Positive bias is more problematic. It could be accurately called “being wrong”. That’s the kind of problem that leads the designers of introductory economics courses to swing wildly to the extreme of trying to batter the bias out, looking suspiciously like indoctrination in the process. Think of how disheartening it is, though, to face a whole class who have heard about “competition” with Russia, China, India, whatever country is the current flavor of Evil, and try to teach the theory of comparative advantage. A very real challenge for economists is to explain the (deceptively simple) positive theories that form the foundation for the argument in favor of trade (personal and international), markets, government, etc etc, while walking the tightrope across the normative ravine.
The challenge, then: is a student who says “globalization hurts America” wrong? Is this a positive bias or a normative bias? More accurately: is this an opinion or a misreading of fact? What about a student who uses the sinking-feeling phrase “greedy oil companies” when asked to evaluate the effects of a gas tax? Here’s a passage from that Bryan Caplan article:
People tend, for example, to see profits as a gift to the rich. So unless you perversely pity the rich more than the poor, limiting profits seems like common sense.
Yet profits are not a handout but a quid pro quo: If you want to get rich, you have to do something people will pay for. Profits give incentives to reduce production costs, move resources from less-valued to more-valued industries, and dream up new products. This is the central lesson of The Wealth of Nations: The “invisible hand” quietly persuades selfish businessmen to serve the public good. For modern economists, these are truisms, yet teachers of economics keep quoting and requoting this passage. Why? Because Adam Smith’s thesis was counterintuitive to his contemporaries, and it remains counterintuitive today.
And again, on international trade:
How can anyone overlook trade’s remarkable benefits? Adam Smith, along with many 18th- and 19th-century economists, identifies the root error as misidentification of money and wealth: “A rich country, in the same manner as a rich man, is supposed to be a country abounding in money; and to heap up gold and silver in any country is supposed to be the best way to enrich it.” It follows that trade is zero sum, since the only way for a country to make its balance more favorable is to make another country’s balance less favorable.
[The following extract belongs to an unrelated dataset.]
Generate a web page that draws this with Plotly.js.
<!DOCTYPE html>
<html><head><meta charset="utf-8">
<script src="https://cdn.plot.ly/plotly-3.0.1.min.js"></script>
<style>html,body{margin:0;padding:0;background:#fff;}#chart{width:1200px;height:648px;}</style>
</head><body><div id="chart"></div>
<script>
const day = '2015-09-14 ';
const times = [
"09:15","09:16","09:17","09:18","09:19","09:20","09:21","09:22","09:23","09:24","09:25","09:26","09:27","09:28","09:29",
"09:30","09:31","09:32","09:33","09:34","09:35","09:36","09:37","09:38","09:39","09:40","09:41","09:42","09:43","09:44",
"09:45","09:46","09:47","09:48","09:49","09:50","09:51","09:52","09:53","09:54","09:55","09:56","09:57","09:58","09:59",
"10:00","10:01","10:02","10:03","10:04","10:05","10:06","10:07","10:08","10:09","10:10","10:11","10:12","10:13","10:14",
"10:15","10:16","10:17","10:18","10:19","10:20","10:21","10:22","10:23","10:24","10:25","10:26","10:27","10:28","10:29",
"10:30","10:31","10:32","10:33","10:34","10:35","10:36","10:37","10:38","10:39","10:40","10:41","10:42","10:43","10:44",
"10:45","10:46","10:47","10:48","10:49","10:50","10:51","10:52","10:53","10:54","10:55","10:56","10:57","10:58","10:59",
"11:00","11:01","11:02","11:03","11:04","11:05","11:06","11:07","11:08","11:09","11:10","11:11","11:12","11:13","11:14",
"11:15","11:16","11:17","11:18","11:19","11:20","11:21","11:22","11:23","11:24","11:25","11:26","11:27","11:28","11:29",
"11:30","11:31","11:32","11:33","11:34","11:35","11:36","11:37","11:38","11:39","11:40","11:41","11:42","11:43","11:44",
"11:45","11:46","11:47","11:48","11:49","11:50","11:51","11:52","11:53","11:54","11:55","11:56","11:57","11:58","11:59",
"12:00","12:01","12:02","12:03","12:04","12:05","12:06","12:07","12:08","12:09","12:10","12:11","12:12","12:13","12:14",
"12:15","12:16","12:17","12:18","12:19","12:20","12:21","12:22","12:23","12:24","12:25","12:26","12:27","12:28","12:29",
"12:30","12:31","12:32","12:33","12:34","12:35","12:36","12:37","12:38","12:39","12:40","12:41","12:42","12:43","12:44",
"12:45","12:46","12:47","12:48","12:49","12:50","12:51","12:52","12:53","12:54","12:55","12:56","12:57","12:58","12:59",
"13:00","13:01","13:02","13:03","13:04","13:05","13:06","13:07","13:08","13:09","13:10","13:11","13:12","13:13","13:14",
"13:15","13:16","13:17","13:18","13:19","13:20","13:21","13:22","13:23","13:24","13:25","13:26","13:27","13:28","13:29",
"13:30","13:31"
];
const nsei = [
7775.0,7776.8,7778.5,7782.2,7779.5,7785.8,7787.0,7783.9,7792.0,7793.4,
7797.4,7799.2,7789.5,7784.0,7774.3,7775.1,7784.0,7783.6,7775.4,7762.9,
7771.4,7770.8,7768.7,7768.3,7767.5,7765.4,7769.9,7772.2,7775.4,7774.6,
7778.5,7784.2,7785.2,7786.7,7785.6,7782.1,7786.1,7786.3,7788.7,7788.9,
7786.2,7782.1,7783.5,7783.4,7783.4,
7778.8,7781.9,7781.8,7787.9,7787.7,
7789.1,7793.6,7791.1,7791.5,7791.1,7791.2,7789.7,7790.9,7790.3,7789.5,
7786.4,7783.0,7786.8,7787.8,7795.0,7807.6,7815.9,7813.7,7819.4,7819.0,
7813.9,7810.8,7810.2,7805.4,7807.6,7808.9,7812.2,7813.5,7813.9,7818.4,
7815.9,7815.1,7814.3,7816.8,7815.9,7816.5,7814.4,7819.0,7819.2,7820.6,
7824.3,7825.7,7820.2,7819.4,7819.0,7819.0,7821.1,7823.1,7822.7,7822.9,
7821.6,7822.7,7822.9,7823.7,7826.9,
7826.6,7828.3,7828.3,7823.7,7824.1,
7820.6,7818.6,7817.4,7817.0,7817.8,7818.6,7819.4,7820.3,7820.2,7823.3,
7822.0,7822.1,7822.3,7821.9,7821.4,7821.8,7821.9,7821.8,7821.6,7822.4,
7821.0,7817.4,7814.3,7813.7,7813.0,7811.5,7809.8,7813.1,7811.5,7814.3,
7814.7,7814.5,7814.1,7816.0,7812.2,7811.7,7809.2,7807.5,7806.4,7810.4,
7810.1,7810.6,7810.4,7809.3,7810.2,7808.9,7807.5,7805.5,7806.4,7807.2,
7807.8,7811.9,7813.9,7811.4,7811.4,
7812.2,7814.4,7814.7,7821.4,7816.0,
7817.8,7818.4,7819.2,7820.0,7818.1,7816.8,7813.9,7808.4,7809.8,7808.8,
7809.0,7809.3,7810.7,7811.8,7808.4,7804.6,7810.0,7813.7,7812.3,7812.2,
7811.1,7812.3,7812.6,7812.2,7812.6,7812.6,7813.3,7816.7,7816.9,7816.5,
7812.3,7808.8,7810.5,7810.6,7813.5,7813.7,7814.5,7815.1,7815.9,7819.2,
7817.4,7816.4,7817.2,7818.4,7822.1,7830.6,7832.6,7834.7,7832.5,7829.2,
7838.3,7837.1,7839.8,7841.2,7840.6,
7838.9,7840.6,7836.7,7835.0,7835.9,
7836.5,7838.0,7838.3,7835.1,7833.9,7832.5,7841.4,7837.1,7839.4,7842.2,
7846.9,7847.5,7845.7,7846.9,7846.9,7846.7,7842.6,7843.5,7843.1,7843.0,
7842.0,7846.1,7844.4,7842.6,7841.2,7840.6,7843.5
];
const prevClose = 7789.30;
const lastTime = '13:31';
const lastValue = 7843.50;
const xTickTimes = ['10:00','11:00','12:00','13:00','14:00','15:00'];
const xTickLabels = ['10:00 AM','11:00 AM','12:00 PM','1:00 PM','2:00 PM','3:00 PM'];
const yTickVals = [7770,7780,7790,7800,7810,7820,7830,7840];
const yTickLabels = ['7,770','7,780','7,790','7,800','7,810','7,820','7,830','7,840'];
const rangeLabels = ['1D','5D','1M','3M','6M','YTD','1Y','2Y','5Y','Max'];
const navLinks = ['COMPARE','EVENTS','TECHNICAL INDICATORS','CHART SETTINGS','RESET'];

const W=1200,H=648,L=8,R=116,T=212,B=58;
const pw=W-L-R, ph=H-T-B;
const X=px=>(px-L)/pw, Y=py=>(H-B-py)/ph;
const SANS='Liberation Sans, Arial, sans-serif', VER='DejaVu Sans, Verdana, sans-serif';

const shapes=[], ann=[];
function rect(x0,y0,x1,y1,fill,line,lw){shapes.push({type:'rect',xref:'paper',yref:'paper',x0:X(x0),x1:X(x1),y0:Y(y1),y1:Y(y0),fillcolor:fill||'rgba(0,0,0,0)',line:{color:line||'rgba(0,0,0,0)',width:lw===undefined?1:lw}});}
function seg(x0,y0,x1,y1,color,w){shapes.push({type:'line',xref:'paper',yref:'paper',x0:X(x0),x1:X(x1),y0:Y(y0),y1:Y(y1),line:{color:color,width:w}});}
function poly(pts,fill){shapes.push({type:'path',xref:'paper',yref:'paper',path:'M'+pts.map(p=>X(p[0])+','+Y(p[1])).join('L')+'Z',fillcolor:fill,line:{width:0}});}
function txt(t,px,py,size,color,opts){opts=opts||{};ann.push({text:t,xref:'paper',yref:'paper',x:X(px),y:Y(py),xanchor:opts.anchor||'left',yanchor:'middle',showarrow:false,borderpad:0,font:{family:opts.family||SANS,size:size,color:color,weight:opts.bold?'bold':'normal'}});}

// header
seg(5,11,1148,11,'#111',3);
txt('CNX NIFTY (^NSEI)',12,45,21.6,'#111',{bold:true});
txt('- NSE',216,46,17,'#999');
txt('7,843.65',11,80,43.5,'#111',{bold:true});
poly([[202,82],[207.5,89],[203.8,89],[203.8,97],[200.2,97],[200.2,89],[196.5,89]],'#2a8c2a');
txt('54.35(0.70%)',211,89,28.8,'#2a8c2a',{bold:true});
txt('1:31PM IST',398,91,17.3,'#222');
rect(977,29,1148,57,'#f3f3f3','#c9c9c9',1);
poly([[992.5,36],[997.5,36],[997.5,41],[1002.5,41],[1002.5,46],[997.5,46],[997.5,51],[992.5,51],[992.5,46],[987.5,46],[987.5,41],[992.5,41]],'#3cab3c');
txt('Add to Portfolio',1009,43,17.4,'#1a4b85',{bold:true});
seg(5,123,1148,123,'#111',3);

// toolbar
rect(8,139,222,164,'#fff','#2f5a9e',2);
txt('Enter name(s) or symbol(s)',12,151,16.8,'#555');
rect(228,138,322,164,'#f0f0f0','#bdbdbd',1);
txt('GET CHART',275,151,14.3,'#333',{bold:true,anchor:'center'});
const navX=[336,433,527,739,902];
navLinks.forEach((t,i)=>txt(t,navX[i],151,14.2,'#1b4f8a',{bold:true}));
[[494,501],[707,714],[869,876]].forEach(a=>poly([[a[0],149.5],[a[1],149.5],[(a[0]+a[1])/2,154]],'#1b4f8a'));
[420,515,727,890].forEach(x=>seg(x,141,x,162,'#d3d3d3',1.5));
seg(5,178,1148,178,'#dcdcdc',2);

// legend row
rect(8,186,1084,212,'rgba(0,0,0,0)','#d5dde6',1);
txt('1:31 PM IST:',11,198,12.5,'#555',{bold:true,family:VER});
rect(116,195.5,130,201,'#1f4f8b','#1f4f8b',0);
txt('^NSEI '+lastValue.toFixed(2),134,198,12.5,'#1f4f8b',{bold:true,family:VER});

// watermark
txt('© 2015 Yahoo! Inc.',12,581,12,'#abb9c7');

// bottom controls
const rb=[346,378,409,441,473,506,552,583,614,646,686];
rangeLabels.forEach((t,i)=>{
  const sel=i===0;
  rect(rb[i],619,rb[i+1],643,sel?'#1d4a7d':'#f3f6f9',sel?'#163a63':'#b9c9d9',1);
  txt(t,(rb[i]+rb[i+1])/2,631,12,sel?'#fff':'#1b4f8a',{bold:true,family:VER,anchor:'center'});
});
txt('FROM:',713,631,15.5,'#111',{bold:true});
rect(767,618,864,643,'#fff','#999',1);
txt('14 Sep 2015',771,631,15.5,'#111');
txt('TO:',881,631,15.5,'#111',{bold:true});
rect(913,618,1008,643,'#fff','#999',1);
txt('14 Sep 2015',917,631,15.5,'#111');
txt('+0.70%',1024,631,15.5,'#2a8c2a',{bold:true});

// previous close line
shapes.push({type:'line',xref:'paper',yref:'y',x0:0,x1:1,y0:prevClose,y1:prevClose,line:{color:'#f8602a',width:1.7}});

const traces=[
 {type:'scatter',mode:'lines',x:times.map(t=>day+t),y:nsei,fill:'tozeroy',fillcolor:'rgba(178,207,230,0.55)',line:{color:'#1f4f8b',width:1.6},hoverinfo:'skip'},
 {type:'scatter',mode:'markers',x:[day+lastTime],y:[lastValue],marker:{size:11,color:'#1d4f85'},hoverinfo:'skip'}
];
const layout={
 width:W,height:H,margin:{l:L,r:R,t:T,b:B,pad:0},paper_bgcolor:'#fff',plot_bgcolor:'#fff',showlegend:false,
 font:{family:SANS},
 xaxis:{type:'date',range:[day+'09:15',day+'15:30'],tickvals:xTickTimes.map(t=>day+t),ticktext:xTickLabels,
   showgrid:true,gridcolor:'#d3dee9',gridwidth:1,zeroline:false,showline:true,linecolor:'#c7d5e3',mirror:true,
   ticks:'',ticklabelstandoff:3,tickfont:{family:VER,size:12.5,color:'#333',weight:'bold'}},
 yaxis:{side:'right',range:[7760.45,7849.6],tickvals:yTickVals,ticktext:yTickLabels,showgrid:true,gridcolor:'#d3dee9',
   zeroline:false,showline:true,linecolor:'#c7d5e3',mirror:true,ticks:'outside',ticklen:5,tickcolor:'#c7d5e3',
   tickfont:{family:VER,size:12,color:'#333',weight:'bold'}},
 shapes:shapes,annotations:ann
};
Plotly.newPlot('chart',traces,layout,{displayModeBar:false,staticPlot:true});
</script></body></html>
Even in Smith’s day, however, his story was probably too clever by half. The root error behind 18th-century mercantilism was an unreasonable distrust of foreigners. Otherwise, why would people focus on money draining out of “the nation” but not “the region,” “the city,” “the village,” or “the family”? Anyone who consistently equated money with wealth would fear all outflows of precious metals. In practice, human beings then and now commit the balance of trade fallacy only when other countries enter the picture. No one loses sleep about the trade balance between California and Nevada, or me and iTunes. The fallacy is not treating all purchases as a cost but treating foreign purchases as a cost.
My own bias is to worry that we mistakenly strangle normative bias out of the economics classroom by too-much, too-soon overzealousness. Yet how else will we be able to impart the simple, counterintuitive lessons that will help us to fight positive bias?